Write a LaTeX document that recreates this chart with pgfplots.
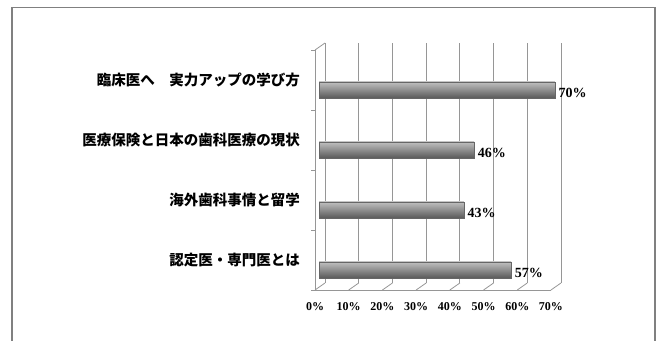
\documentclass[border=0pt]{standalone}
\usepackage{pgfplots}
\pgfplotsset{compat=1.18}
\usepackage{fontspec}
\setmainfont{Liberation Serif}
\newfontfamily\jp{Noto Sans CJK JP}
\definecolor{ln}{RGB}{150,150,150}
\definecolor{frame}{RGB}{128,128,128}
\pgfplotsset{
  cylbar/.style={xbar, bar width=16bp, bar shift=-10bp, xshift=4bp,
    draw=black!60, top color=black!25, middle color=black!40, bottom color=black!65,
    point meta=x,
    nodes near coords={\pgfmathprintnumber{\pgfplotspointmeta}\%},
    nodes near coords style={font=\fontsize{14bp}{15bp}\selectfont\bfseries, text=black, anchor=west, inner sep=1.5bp, xshift=2bp, yshift=-13bp}},
}
\begin{document}
\begin{tikzpicture}
\path[use as bounding box] (0bp,0bp) rectangle (661bp,341bp);
\draw[frame, line width=1.5bp] (12bp,-5bp) -- (12bp,333.5bp) -- (655bp,333.5bp) -- (655bp,-5bp);
\begin{axis}[
  at={(315bp,51bp)}, anchor=south west,
  x=3.371bp, y=60bp,
  xmin=0, xmax=70, ymin=-0.5, ymax=3.5,
  axis x line*=bottom, axis y line*=left,
  axis line style={ln, line width=0.8bp, -},
  major tick length=0pt,
  /pgf/number format/assume math mode=true,
  xtick={0,10,...,70},
  xticklabel={\pgfmathprintnumber{\tick}\%},
  xtick style={draw=none},
  xticklabel style={font=\fontsize{12bp}{13bp}\selectfont\bfseries, inner sep=0pt, anchor=north, yshift=-12bp},
  xmajorgrids,
  major grid style={ln, line width=0.8bp, xshift=10bp, yshift=7bp},
  ytick={0,1,2,3},
  yticklabels={認定医・専門医とは, 海外歯科事情と留学, 医療保険と日本の歯科医療の現状, 臨床医へ　実力アップの学び方},
  yticklabel style={font=\jp\bfseries\fontsize{14.5bp}{16bp}\selectfont, anchor=east, inner sep=0pt, xshift=-15bp},
  extra y ticks={-0.5,0.5,1.5,2.5,3.5},
  extra y tick labels={},
  extra y tick style={major tick length=4bp, tick align=outside, ytick style={draw=ln, line width=0.8bp}},
  clip=false,
]
\addplot[cylbar] coordinates {(57,0)};
\addplot[cylbar] coordinates {(43,1)};
\addplot[cylbar] coordinates {(46,2)};
\addplot[cylbar] coordinates {(70,3)};
\pgfplotsinvokeforeach{0,10,...,70}{
  \draw[ln, line width=0.8bp] (axis cs:#1,-0.5) -- ++(10bp,7bp);
}
\draw[ln, line width=0.8bp] (axis cs:0,3.5) -- ++(10bp,7bp);
\end{axis}
\end{tikzpicture}
\end{document}
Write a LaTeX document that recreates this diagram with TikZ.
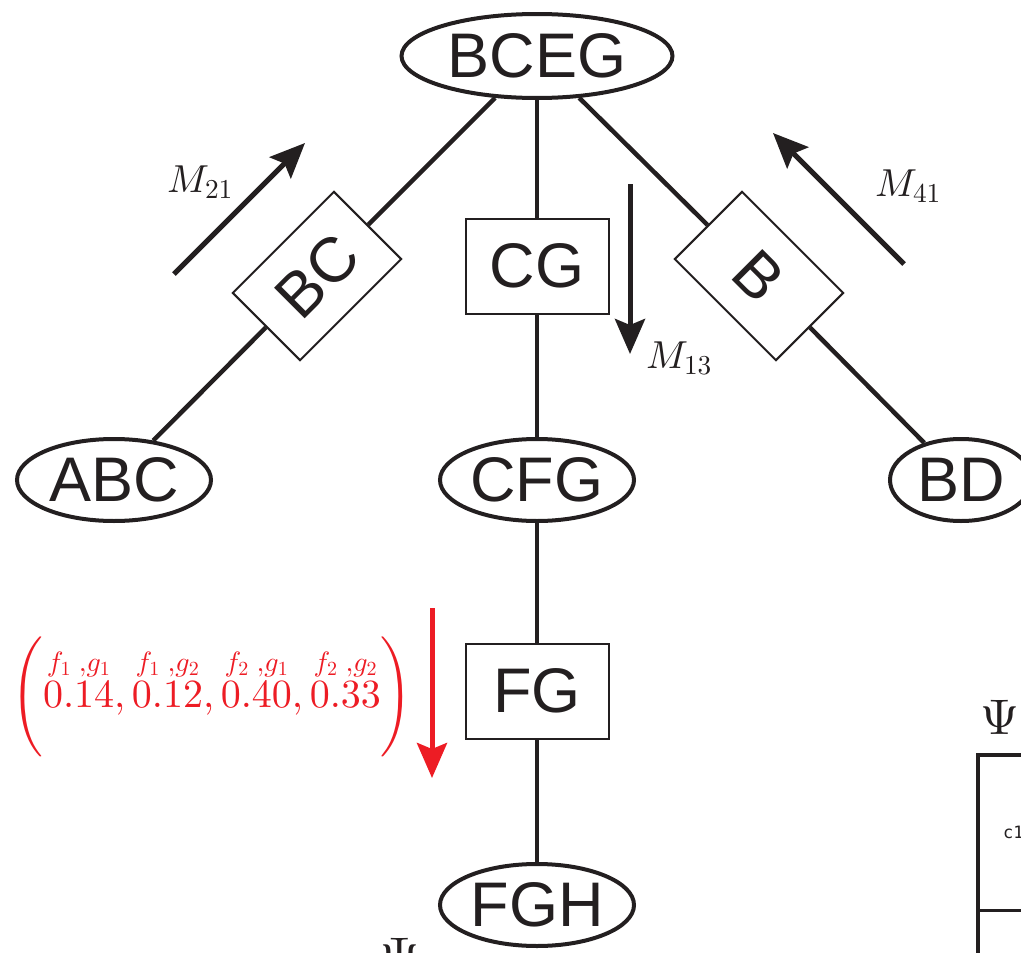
\documentclass[tikz,border=0pt]{standalone}
\usepackage{amsmath}
\usepackage{fontspec}
\DeclareFontShape{OML}{cmm}{m}{it}{<->cmmi10}{}
\DeclareFontShape{OMS}{cmsy}{m}{n}{<->cmsy10}{}
\DeclareFontShape{OMX}{cmex}{m}{n}{<->cmex10}{}
\DeclareFontShape{OT1}{cmr}{m}{n}{<->cmr10}{}
\newfontfamily\hvfont{Liberation Sans}
\newfontfamily\cellfont{DejaVu Sans Mono}
\usetikzlibrary{arrows.meta,shapes.geometric}
\definecolor{ink}{HTML}{231F20}
\definecolor{redink}{HTML}{ED1C24}
\begin{document}
\begin{tikzpicture}[x=1pt,y=-1pt,
  ell/.style={draw=ink, ellipse, line width=4pt, inner sep=0pt, text=ink,
    font={\hvfont\fontsize{63pt}{63pt}\selectfont}},
  sepbox/.style={draw=ink, rectangle, line width=2pt, fill=white, inner sep=0pt,
    minimum width=143pt, minimum height=95pt, text=ink,
    font={\hvfont\fontsize{63pt}{63pt}\selectfont}},
  link/.style={draw=ink, line width=4.5pt},
  msg/.style={draw=ink, line width=5pt, -{Stealth[length=35pt,width=30pt,inset=6pt]}},
  lab/.style={text=ink, inner sep=0pt, font={\fontsize{39pt}{47pt}\selectfont}},
  bigpsi/.style={text=ink, inner sep=0pt, font={\fontsize{50pt}{60pt}\selectfont}}]
\useasboundingbox (0,0) rectangle (1021,953);
\clip (0,0) rectangle (1021,953);

% cliques
\node[ell, minimum width=271pt, minimum height=84pt] (BCEG) at (537,56) {BCEG};
\node[ell, minimum width=194pt, minimum height=82pt] (ABC) at (114,480) {ABC};
\node[ell, minimum width=194pt, minimum height=82pt] (CFG) at (537,480) {CFG};
\node[ell, minimum width=142pt, minimum height=82pt] (BD) at (961,480) {BD};
\node[ell, minimum width=194pt, minimum height=82pt] (FGH) at (537,905) {FGH};

% separators
\node[sepbox, rotate=45] (BC) at (317,276) {BC};
\node[sepbox] (CG) at (537,266) {CG};
\node[sepbox, rotate=-45] (B) at (759,276) {B};
\node[sepbox] (FG) at (537,691) {FG};

% links
\draw[link] (BCEG) -- (BC);
\draw[link] (BC) -- (ABC);
\draw[link] (BCEG) -- (CG);
\draw[link] (CG) -- (CFG);
\draw[link] (BCEG) -- (B);
\draw[link] (B) -- (BD);
\draw[link] (CFG) -- (FG);
\draw[link] (FG) -- (FGH);

% messages
\coordinate (m21s) at (174,274);
\coordinate (m21e) at (305,143);
\draw[msg] (m21s) -- (m21e);
\node[lab] (M21) at (200,182) {$M_{21}$};

\coordinate (m13s) at (630,184);
\coordinate (m13e) at (630,354);
\draw[msg] (m13s) -- (m13e);
\node[lab] (M13) at (679,358) {$M_{13}$};

\coordinate (m41s) at (904,264);
\coordinate (m41e) at (773,133);
\draw[msg] (m41s) -- (m41e);
\node[lab] (M41) at (908,186) {$M_{41}$};

\coordinate (rs) at (432,608);
\coordinate (re) at (432,778);
\draw[msg, draw=redink] (rs) -- (re);
\node[text=redink, inner sep=0pt, font={\fontsize{40pt}{48pt}\selectfont}] (vals) at (212,697)
  {$\Bigg(\overset{f_1\;,g_1}{0.14},\overset{f_1\;,g_2}{0.12},\overset{f_2\;,g_1}{0.40},\overset{f_2\;,g_2}{0.33}\Bigg)$};

% Psi table (cut off)
\node[bigpsi] (psiA) at (1000,717) {$\Psi$};
\node[bigpsi] (psiB) at (400,955) {$\Psi$};
\draw[ink, line width=4pt] (978,1000) -- (978,755) -- (1100,755);
\draw[ink, line width=3pt] (978,910) -- (1100,910);
\node[text=ink, anchor=west, inner sep=0pt, font={\cellfont\fontsize{17pt}{17pt}\selectfont}] (c1) at (1003,832) {c1};
\end{tikzpicture}
\end{document}
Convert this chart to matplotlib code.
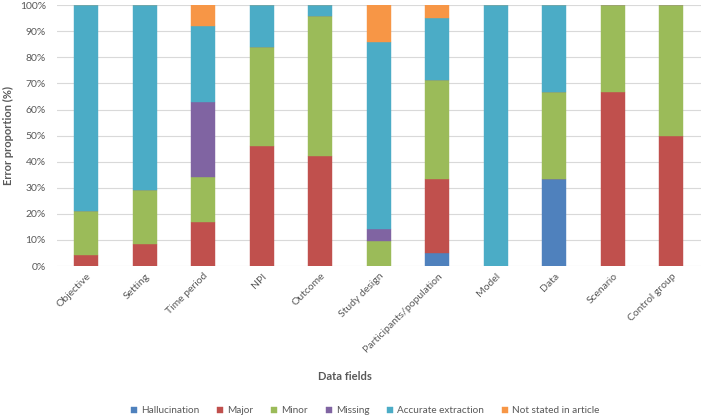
import matplotlib
matplotlib.use("Agg")
import matplotlib.pyplot as plt
import numpy as np

categories = ["Objective", "Setting", "Time period", "NPI", "Outcome", "Study design",
              "Participants/population", "Model", "Data", "Scenario", "Control group"]
hallucination = [0, 0, 0, 0, 0, 0, 4.8, 0, 33.3, 0, 0]
major = [4.2, 8.3, 17, 46, 42, 0, 28.6, 0, 0, 66.7, 50]
minor = [17, 21, 17, 38, 54, 9.5, 38.1, 0, 33.3, 33.3, 50]
missing = [0, 0, 29, 0, 0, 4.8, 0, 0, 0, 0, 0]
accurate = [78.8, 70.7, 29, 16, 4, 71.4, 23.7, 100, 33.4, 0, 0]
not_stated = [0, 0, 8, 0, 0, 14.3, 4.8, 0, 0, 0, 0]

series = [
    ("Hallucination", hallucination, "#4F81BD"),
    ("Major", major, "#C0504D"),
    ("Minor", minor, "#9BBB59"),
    ("Missing", missing, "#8064A2"),
    ("Accurate extraction", accurate, "#4BACC6"),
    ("Not stated in article", not_stated, "#F79646"),
]

plt.rcParams['font.family'] = ['Lato', 'DejaVu Sans']
fig = plt.figure(figsize=(7.02, 4.18), dpi=100)
ax = fig.add_axes([0.0812, 0.3636, 0.917, 0.624])

x = np.arange(len(categories))
bottom = np.zeros(len(categories))
handles = []
for name, vals, col in series:
    v = np.array(vals, dtype=float)
    b = ax.bar(x, v, 0.41, bottom=bottom, color=col, label=name, zorder=3,
               edgecolor=col, linewidth=0.3)
    bottom += v
    handles.append(b)

ax.set_xlim(-0.5, len(categories) - 0.5)
ax.set_ylim(0, 100)
ax.set_yticks(np.arange(0, 101, 10))
ax.set_yticklabels([f"{t}%" for t in range(0, 101, 10)])
ax.grid(axis='y', color='#d9d9d9', linewidth=0.8, zorder=0)
for s in ax.spines.values():
    s.set_visible(False)
ax.tick_params(axis='both', length=0, colors='#595959', labelsize=7.5)
ax.tick_params(axis='y', pad=8)
ax.set_xticks(x)
ax.set_xticklabels(categories, rotation=45, ha='right', rotation_mode='anchor')
ax.tick_params(axis='x', pad=4)
ax.set_ylabel("Error proportion (%)", fontsize=8, fontweight='bold', color='#595959', labelpad=4)
fig.text(0.491, 0.100, "Data fields", ha='center', va='center', fontsize=8,
         fontweight='bold', color='#595959')
fig.legend(handles=handles, loc='center', bbox_to_anchor=(0.52, 0.017), ncol=6,
           frameon=False, fontsize=7.2, handlelength=0.6, handleheight=0.6,
           handletextpad=0.4, columnspacing=1.8, labelcolor='#595959')
fig.savefig("out.png", dpi=100)
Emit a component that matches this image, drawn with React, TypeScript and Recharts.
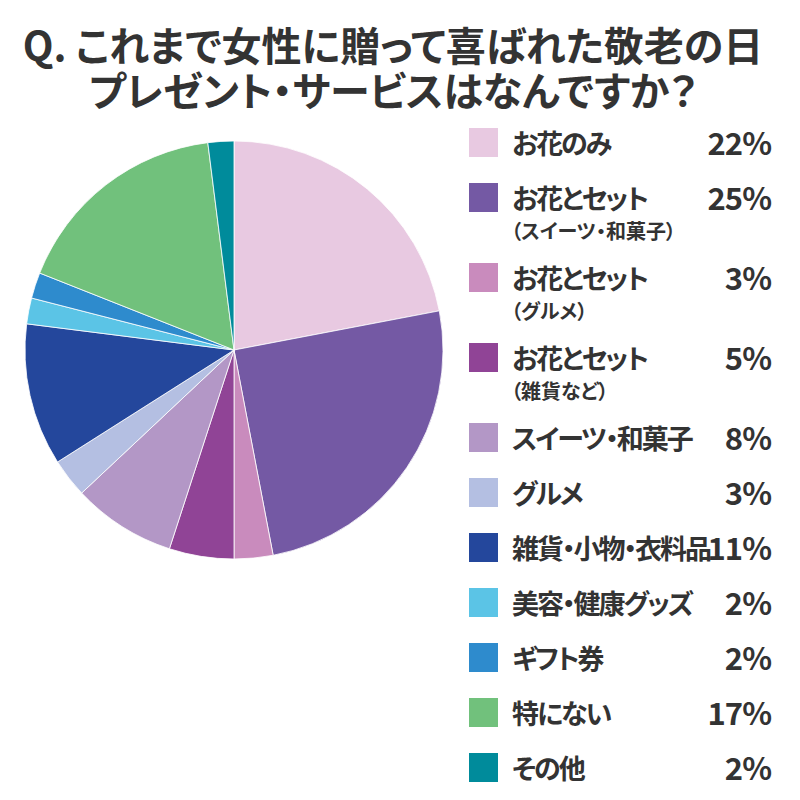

===============

Aim of the exercise.
Your task is to collect every line above that contains the word "matplotlib".

Output.
Convert this chart to matplotlib code.
import matplotlib
matplotlib.use("Agg")
import matplotlib.pyplot as plt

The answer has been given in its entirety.